Thursday, March 15, 2012

F. Scott Fitzgerald: All The Sad Young Men (1926)

This is Fitzgerald's third collection of short stories, and best so far.  The most consistent, that is;  it doesn't have the jazz-age sass that the first two had in places, and it doesn't have anything quite as unforgettable as "The Diamond as Big as the Ritz," but there are fewer duds, fewer things that have aged as badly as some of the things in the first two collections.  That's why it's so odd that it's not in print.  Some of the stories (I won't say the best) are in the big Fitzgerald omnibus, but like his others, this really deserves to be read as a conceptual whole.  So, library.

Second things second, then:  why are all the young men sad?  It's the young women's fault.  Best to get this out right up front:  Fitzgerald, I'm learning anew with every book, exemplified some of the worst traits of the America of his day.  Racism, chauvinism, sexism, materialism.  At his best, he can maintain an ironic distance that makes you think he's putting these evils under a microscope.  But at other times they're just there, unexamined.  I suppose this shouldn't surprise me:  what I've always liked most about Gatsby (which is, I guess, always going to my touchstone for Fitzgerald) is just how conflicted the author/narrator is about the superficial hypermaterialism he portrays.  That is, he's both horrified by it and drawn to it.  This ambivalence - this eager ambivalence - has always struck me as honest, and therefore beautiful.  It's one of my core aesthetics.

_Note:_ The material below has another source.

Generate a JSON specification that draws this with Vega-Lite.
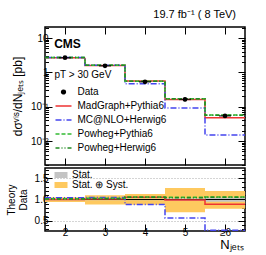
{
  "$schema": "https://vega.github.io/schema/vega-lite/v6.json",
  "padding": {"left": 5, "top": 7, "right": 13, "bottom": 0},
  "spacing": 0,
  "config": {
    "font": "Liberation Sans",
    "view": {"stroke": "black", "strokeWidth": 1.5},
    "axis": {"domain": false, "grid": false, "tickColor": "black", "tickSize": -7, "tickWidth": 1, "labelFontSize": 10, "labelColor": "black", "titleFontWeight": "normal", "titleColor": "black", "labelPadding": 4},
    "legend": {"labelColor": "black", "titleColor": "black"}
  },
  "resolve": {"scale": {"color": "independent", "strokeDash": "independent", "fill": "independent"}, "legend": {"color": "independent", "strokeDash": "independent", "fill": "independent"}},
  "datasets": {
    "theory": [
      {"series": "MadGraph+Pythia6", "n": 2, "lo": 1.5, "hi": 2.5, "xs": 2.68, "r": 1.0},
      {"series": "MadGraph+Pythia6", "n": 3, "lo": 2.5, "hi": 3.5, "xs": 1.58, "r": 1.01},
      {"series": "MadGraph+Pythia6", "n": 4, "lo": 3.5, "hi": 4.5, "xs": 0.56, "r": 1.05},
      {"series": "MadGraph+Pythia6", "n": 5, "lo": 4.5, "hi": 5.5, "xs": 0.161, "r": 0.99},
      {"series": "MadGraph+Pythia6", "n": 6, "lo": 5.5, "hi": 6.5, "xs": 0.048, "r": 0.89},
      {"series": "MC@NLO+Herwig6", "n": 2, "lo": 1.5, "hi": 2.5, "xs": 2.73, "r": 1.04},
      {"series": "MC@NLO+Herwig6", "n": 3, "lo": 2.5, "hi": 3.5, "xs": 1.61, "r": 1.045},
      {"series": "MC@NLO+Herwig6", "n": 4, "lo": 3.5, "hi": 4.5, "xs": 0.466, "r": 0.88},
      {"series": "MC@NLO+Herwig6", "n": 5, "lo": 4.5, "hi": 5.5, "xs": 0.092, "r": 0.566},
      {"series": "MC@NLO+Herwig6", "n": 6, "lo": 5.5, "hi": 6.5, "xs": 0.015, "r": 0.28},
      {"series": "Powheg+Pythia6", "n": 2, "lo": 1.5, "hi": 2.5, "xs": 2.73, "r": 1.02},
      {"series": "Powheg+Pythia6", "n": 3, "lo": 2.5, "hi": 3.5, "xs": 1.61, "r": 1.03},
      {"series": "Powheg+Pythia6", "n": 4, "lo": 3.5, "hi": 4.5, "xs": 0.556, "r": 1.06},
      {"series": "Powheg+Pythia6", "n": 5, "lo": 4.5, "hi": 5.5, "xs": 0.171, "r": 1.05},
      {"series": "Powheg+Pythia6", "n": 6, "lo": 5.5, "hi": 6.5, "xs": 0.057, "r": 1.06},
      {"series": "Powheg+Herwig6", "n": 2, "lo": 1.5, "hi": 2.5, "xs": 2.71, "r": 1.01},
      {"series": "Powheg+Herwig6", "n": 3, "lo": 2.5, "hi": 3.5, "xs": 1.6, "r": 1.02},
      {"series": "Powheg+Herwig6", "n": 4, "lo": 3.5, "hi": 4.5, "xs": 0.551, "r": 1.05},
      {"series": "Powheg+Herwig6", "n": 5, "lo": 4.5, "hi": 5.5, "xs": 0.17, "r": 1.04},
      {"series": "Powheg+Herwig6", "n": 6, "lo": 5.5, "hi": 6.5, "xs": 0.0567, "r": 1.05}
    ],
    "meas": [
      {"n": 2, "lo": 1.5, "hi": 2.5, "xs": 2.68, "elo": 2.58, "ehi": 2.78, "slo": 0.985, "shi": 1.015, "tlo": 0.94, "thi": 1.05},
      {"n": 3, "lo": 2.5, "hi": 3.5, "xs": 1.55, "elo": 1.47, "ehi": 1.63, "slo": 0.985, "shi": 1.015, "tlo": 0.885, "thi": 1.1},
      {"n": 4, "lo": 3.5, "hi": 4.5, "xs": 0.53, "elo": 0.5, "ehi": 0.56, "slo": 0.98, "shi": 1.02, "tlo": 0.875, "thi": 1.13},
      {"n": 5, "lo": 4.5, "hi": 5.5, "xs": 0.163, "elo": 0.143, "ehi": 0.186, "slo": 0.97, "shi": 1.03, "tlo": 0.7, "thi": 1.27},
      {"n": 6, "lo": 5.5, "hi": 6.5, "xs": 0.054, "elo": 0.049, "ehi": 0.059, "slo": 0.945, "shi": 1.045, "tlo": 0.78, "thi": 1.2}
    ]
  },
  "vconcat": [
    {
      "width": 200,
      "height": 138,
      "title": {"text": "19.7 fb⁻¹ ( 8 TeV)", "anchor": "end", "fontSize": 11, "fontWeight": "normal", "color": "black", "offset": 7, "dx": -12},
      "resolve": {"axis": {"x": "independent", "y": "independent"}},
      "layer": [
        {
          "data": {"name": "theory"},
          "transform": [{"fold": ["lo", "hi"], "as": ["edge", "xe"]}],
          "mark": {"type": "line", "strokeWidth": 1.5},
          "encoding": {
            "x": {"field": "xe", "type": "quantitative", "scale": {"domain": [1.5, 6.5], "nice": false, "zero": false}, "axis": {"orient": "bottom", "values": [2, 3, 4, 5, 6], "labels": false, "title": null, "minExtent": 0, "maxExtent": 0}},
            "y": {"field": "xs", "type": "quantitative", "scale": {"type": "log", "domain": [0.002, 21], "nice": false}, "axis": {"orient": "left", "values": [0.01, 0.1, 1, 10], "labelOverlap": false, "labelExpr": "datum.value > 5 ? '10' : datum.value > 0.5 ? '1' : datum.value > 0.05 ? '10⁻¹' : '10⁻²'", "title": "dσᵛⁱˢ/dNⱼₑₜₛ [pb]", "titleFontSize": 12, "titlePadding": 6}},
            "color": {"field": "series", "type": "nominal", "scale": {"domain": ["Data", "MadGraph+Pythia6", "MC@NLO+Herwig6", "Powheg+Pythia6", "Powheg+Herwig6"], "range": ["black", "#ee3333", "#4444ee", "#33bb33", "#228b22"]},
              "legend": {"title": "pT > 30 GeV", "orient": "none", "legendX": 9.5, "legendY": 43, "titleFontSize": 10, "titleFontWeight": "normal", "labelFontSize": 10, "rowPadding": -1.2, "labelOffset": 5, "titlePadding": 3, "symbolStrokeWidth": 1.5, "padding": 0,
                "encode": {"symbols": {"update": {
                  "shape": {"signal": "datum.value === 'Data' ? 'circle' : 'stroke'"},
                  "size": {"signal": "datum.value === 'Data' ? 14 : 256"},
                  "fill": {"signal": "datum.value === 'Data' ? 'black' : 'transparent'"},
                  "strokeDash": {"signal": "datum.value === 'MC@NLO+Herwig6' ? [6,2,1,2] : datum.value === 'Powheg+Pythia6' ? [4,2] : datum.value === 'Powheg+Herwig6' ? [4,2,1,2,1,2] : [1,0]"},
                  "strokeWidth": {"value": 1.5}
                }}}}},
            "strokeDash": {"field": "series", "type": "nominal", "scale": {"domain": ["MadGraph+Pythia6", "MC@NLO+Herwig6", "Powheg+Pythia6", "Powheg+Herwig6"], "range": [[1, 0], [6, 2, 1, 2], [4, 2], [4, 2, 1, 2, 1, 2]]}, "legend": null},
            "order": [{"field": "xe", "type": "quantitative"}, {"field": "edge", "type": "nominal"}]
          }
        },
        {
          "data": {"name": "meas"},
          "mark": {"type": "rule", "color": "black", "strokeWidth": 1.5},
          "encoding": {
            "x": {"field": "n", "type": "quantitative", "axis": {"orient": "top", "values": [2, 3, 4, 5, 6], "labels": false, "title": null, "minExtent": 0, "maxExtent": 0}},
            "y": {"field": "elo", "type": "quantitative", "axis": {"orient": "right", "values": [0.01, 0.1, 1, 10], "labels": false, "title": null, "minExtent": 0, "maxExtent": 0}},
            "y2": {"field": "ehi"}
          }
        },
        {
          "data": {"name": "meas"},
          "mark": {"type": "tick", "orient": "horizontal", "color": "black", "size": 12, "thickness": 1.5},
          "encoding": {
            "x": {"field": "n", "type": "quantitative", "axis": null},
            "y": {"field": "xs", "type": "quantitative", "axis": {"orient": "left", "values": [0.002, 0.003, 0.004, 0.005, 0.006, 0.007, 0.008, 0.009, 0.02, 0.03, 0.04, 0.05, 0.06, 0.07, 0.08, 0.09, 0.2, 0.3, 0.4, 0.5, 0.6, 0.7, 0.8, 0.9, 2, 3, 4, 5, 6, 7, 8, 9, 20], "labels": false, "tickSize": -3.5, "title": null, "minExtent": 0, "maxExtent": 0}}
          }
        },
        {
          "data": {"name": "meas"},
          "mark": {"type": "point", "filled": true, "size": 22, "opacity": 1},
          "encoding": {
            "x": {"field": "n", "type": "quantitative", "axis": null},
            "y": {"field": "xs", "type": "quantitative", "axis": {"orient": "right", "values": [0.002, 0.003, 0.004, 0.005, 0.006, 0.007, 0.008, 0.009, 0.02, 0.03, 0.04, 0.05, 0.06, 0.07, 0.08, 0.09, 0.2, 0.3, 0.4, 0.5, 0.6, 0.7, 0.8, 0.9, 2, 3, 4, 5, 6, 7, 8, 9, 20], "labels": false, "tickSize": -3.5, "title": null, "minExtent": 0, "maxExtent": 0}},
            "color": {"datum": "Data"}
          }
        },
        {
          "data": {"values": [{"label": "CMS"}]},
          "mark": {"type": "text", "fontWeight": "bold", "fontSize": 12, "align": "left", "baseline": "middle", "color": "black"},
          "encoding": {
            "x": {"datum": 1.73, "type": "quantitative", "axis": null},
            "y": {"datum": 6.7, "type": "quantitative", "axis": null},
            "text": {"field": "label"}
          }
        }
      ]
    },
    {
      "width": 200,
      "height": 63,
      "resolve": {"axis": {"x": "independent", "y": "independent"}},
      "layer": [
        {
          "data": {"name": "meas"},
          "mark": {"type": "rect"},
          "encoding": {
            "x": {"field": "lo", "type": "quantitative", "scale": {"domain": [1.5, 6.5], "nice": false, "zero": false}, "axis": {"orient": "bottom", "values": [2, 3, 4, 5, 6], "labelExpr": "datum.value == 6 ? '≥6' : datum.label", "labelPadding": 3, "title": "Nⱼₑₜₛ", "titleAnchor": "end", "titleFontSize": 13, "titlePadding": 1, "titleX": 198}},
            "x2": {"field": "hi"},
            "y": {"field": "tlo", "type": "quantitative", "scale": {"domain": [0.26, 1.74], "nice": false, "zero": false}, "axis": {"orient": "left", "values": [0.5, 1, 1.5], "grid": true, "gridDash": [1, 2], "gridColor": "#aaaaaa", "title": ["Theory", "Data"], "titleFontSize": 10, "titlePadding": 6}},
            "y2": {"field": "thi"},
            "fill": {"datum": "Stat. ⊕ Syst.", "scale": {"domain": ["Stat.", "Stat. ⊕ Syst."], "range": ["#c4c4c4", "#fec95f"]},
              "legend": {"title": null, "orient": "none", "legendX": 11, "legendY": 2, "labelFontSize": 10, "rowPadding": 0, "labelOffset": 6, "symbolType": "M-1.3,-0.6H1.3V0.6H-1.3Z", "symbolSize": 100, "symbolStrokeWidth": 0, "padding": 0}}
          }
        },
        {
          "data": {"name": "meas"},
          "mark": {"type": "rect"},
          "encoding": {
            "x": {"field": "lo", "type": "quantitative", "axis": {"orient": "top", "values": [2, 3, 4, 5, 6], "labels": false, "title": null, "ticks": false, "minExtent": 0, "maxExtent": 0}},
            "x2": {"field": "hi"},
            "y": {"field": "slo", "type": "quantitative", "axis": {"orient": "right", "values": [0.5, 1, 1.5], "labels": false, "title": null, "minExtent": 0, "maxExtent": 0}},
            "y2": {"field": "shi"},
            "fill": {"datum": "Stat."}
          }
        },
        {
          "data": {"values": [{"v": 1}]},
          "mark": {"type": "rule", "color": "black", "strokeWidth": 1},
          "encoding": {
            "y": {"field": "v", "type": "quantitative", "axis": {"orient": "left", "values": [0.3, 0.4, 0.6, 0.7, 0.8, 0.9, 1.1, 1.2, 1.3, 1.4, 1.6, 1.7], "labels": false, "tickSize": -3.5, "title": null, "minExtent": 0, "maxExtent": 0}}
          }
        },
        {
          "data": {"name": "theory"},
          "transform": [{"fold": ["lo", "hi"], "as": ["edge", "xe"]}],
          "mark": {"type": "line", "strokeWidth": 1.5},
          "encoding": {
            "x": {"field": "xe", "type": "quantitative", "axis": null},
            "y": {"field": "r", "type": "quantitative", "axis": {"orient": "right", "values": [0.3, 0.4, 0.6, 0.7, 0.8, 0.9, 1.1, 1.2, 1.3, 1.4, 1.6, 1.7], "labels": false, "tickSize": -3.5, "title": null, "minExtent": 0, "maxExtent": 0}},
            "color": {"field": "series", "type": "nominal", "scale": {"domain": ["MadGraph+Pythia6", "MC@NLO+Herwig6", "Powheg+Pythia6", "Powheg+Herwig6"], "range": ["#ee3333", "#4444ee", "#33bb33", "#228b22"]}, "legend": null},
            "strokeDash": {"field": "series", "type": "nominal", "scale": {"domain": ["MadGraph+Pythia6", "MC@NLO+Herwig6", "Powheg+Pythia6", "Powheg+Herwig6"], "range": [[1, 0], [6, 2, 1, 2], [4, 2], [4, 2, 1, 2, 1, 2]]}, "legend": null},
            "order": [{"field": "xe", "type": "quantitative"}, {"field": "edge", "type": "nominal"}]
          }
        }
      ]
    }
  ]
}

So why should it be acceptable for him to be that way about one mental vice - materialism - and not others - racism and sexism?  Because that, really, is it.  In The Beautiful and Damned, he seems at first glance to be blaming Anthony's fall on the women in his life, but any careful reading will recall how lazy and privileged Anthony acted before ever meeting Gloria.  Similarly, the expressions of chauvinism in the book are couched in Anthony's own shrivelled Waspish p.o.v., which allows us to read them as part of his moral failure. 

But some of the stories in this book quite nakedly blame women for men's downfall.  "Gretchen's Forty Winks," "The Rich Boy," "The Adjuster," "The Baby Party", "Winter Dreams" - most of the stories, in fact.  The biographical reading would note that these stories are the product of a time of trouble in Fitzgerald's own marriage - which may explain, but hardly excuses, the misogyny. 

So, that's there.  At the same time, these are among Fitzgerald's most psychologically nuanced stories - at least in their portrayal of the male characters.  All those varieties of sadness, of defeat, of failure.  Even a surprisingly sincere and effective look at Catholic guilt and apostasy, in "Absolution."  Of what I've read, this is the short-story collection that comes closest to equaling his novels.